Blunkett is likely to discover, when he sets out to draw up a list
of qualities signifying "Britishness," is that he is embarking on a
magical mystery tour. Almost all the traditional elements in British
political culture — the jury system, "fair play," the Queen — have
been laughed to scorn by New Labor. Newer symbols of "Cool
Britannia" — the fashion industry, pop stars — evoke emotions very
different to patriotism, ranging from envious adulation to a
mystified irritation.

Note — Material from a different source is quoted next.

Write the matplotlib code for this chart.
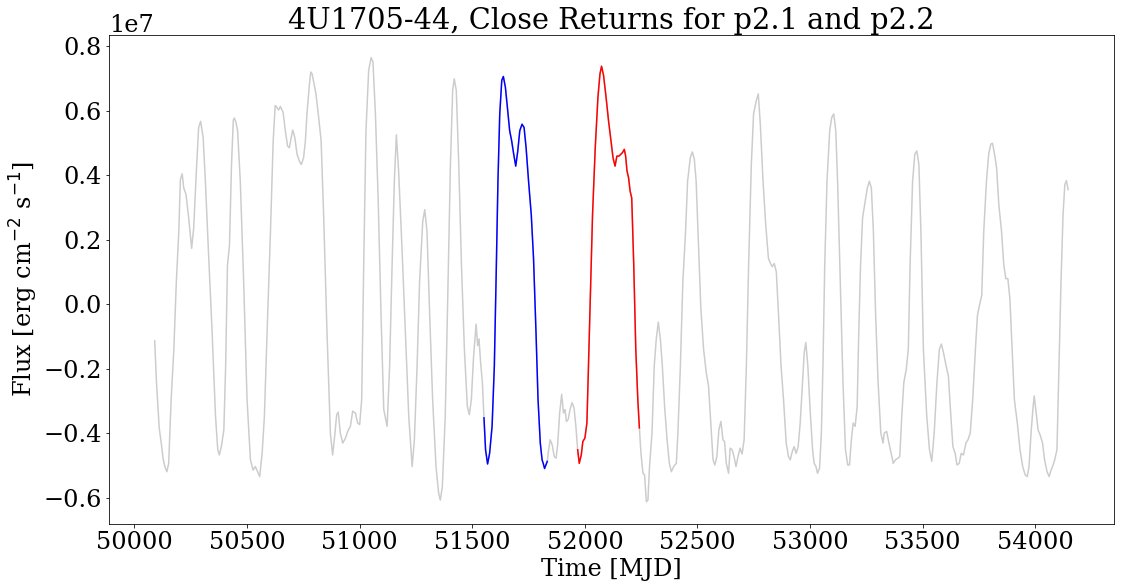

And on top of that, the rich variety of
institutions, values and loyalties enmeshed in a self-confident
national culture have been replaced under multiculturalism by one
official virtue, a tepid "tolerance" that respects all other groups
and the values they embrace but grants no strong overriding
attachment to one's own people and its way of life.
Such a
tolerance might well be worthy enough in the abstract. But it is
inadequate and even harmful outside a specific cultural context (a
deracinated tolerance would presumably permit genital female
mutilation; a British or American tolerance would not.) And on its
own it is quite incapable of evoking strong patriotic loyalties from
anyone.
Not that
multiculturalism wants to encourage such loyalties. Quite the
reverse. It regards them as the cultural oppression of ethnic
minorities. It encourages immigrants, their children and their
grandchildren to cut themselves off from their fellow citizens and
remain foreigners indefinitely. And if Britain's Muslims are the
test, it has had some success in that regard.
Under the
impact of war, Tony Blair is discovering that multiculturalism is
fundamentally incompatible with either patriotism or national unity.